Keeping Geese Away from Runway a Challenging Job

The domestic airport in Egilsstaðir, northeast Iceland, receives passengers from all over the country, and the world, but some are more welcome than others. Geese are a seasonal presence at the airport, RÚV reports, and as they pose a risk to planes, people, and themselves, the task of shooing them away is an important one.

Honking back

Geese flock to this area by the thousands each spring, and have likely done so for centuries before this airport was ever here. However, flights need to depart from the airport in the morning, and before they can, employees of the airport move up and down the runway, scaring geese away with the honking of horns.
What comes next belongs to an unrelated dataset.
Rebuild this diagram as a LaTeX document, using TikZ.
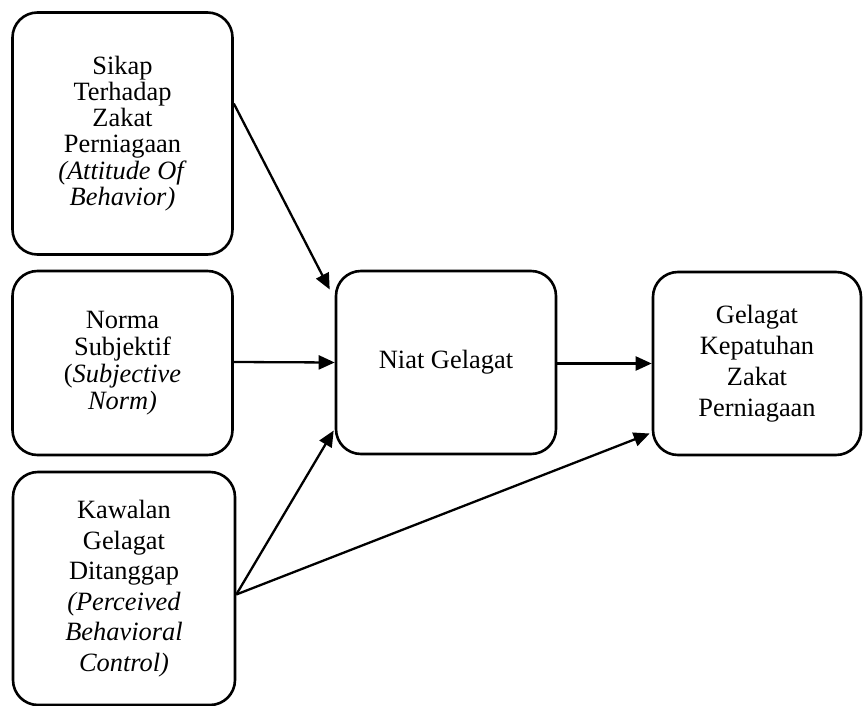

To the east of the runway is a field, where geese will often assemble to feed. Walking dogs in this area is banned, as they might scare the geese at an inopportune moment, i.e., the take-off or landing of a plane.

Many tools in the toolbox

Honking horns is not the only weapon in the airport’s arsenal against the geese. Laser pointers also keep the geese at bay, effectively enough, as well as high-pitched whistles that geese find unpleasant and keep them at bay.

But there is also the concern about younglings, as geese are prone to build their nests near the runway. For this, fences are used, or sometimes the eggs themselves are moved.

Nonetheless, geese and airplanes alike use very similar flight paths in this part of Iceland, and others. It is likely that keeping geese away from their larger, mechanical cousins will be an ongoing job for as long as airplanes exist in Iceland.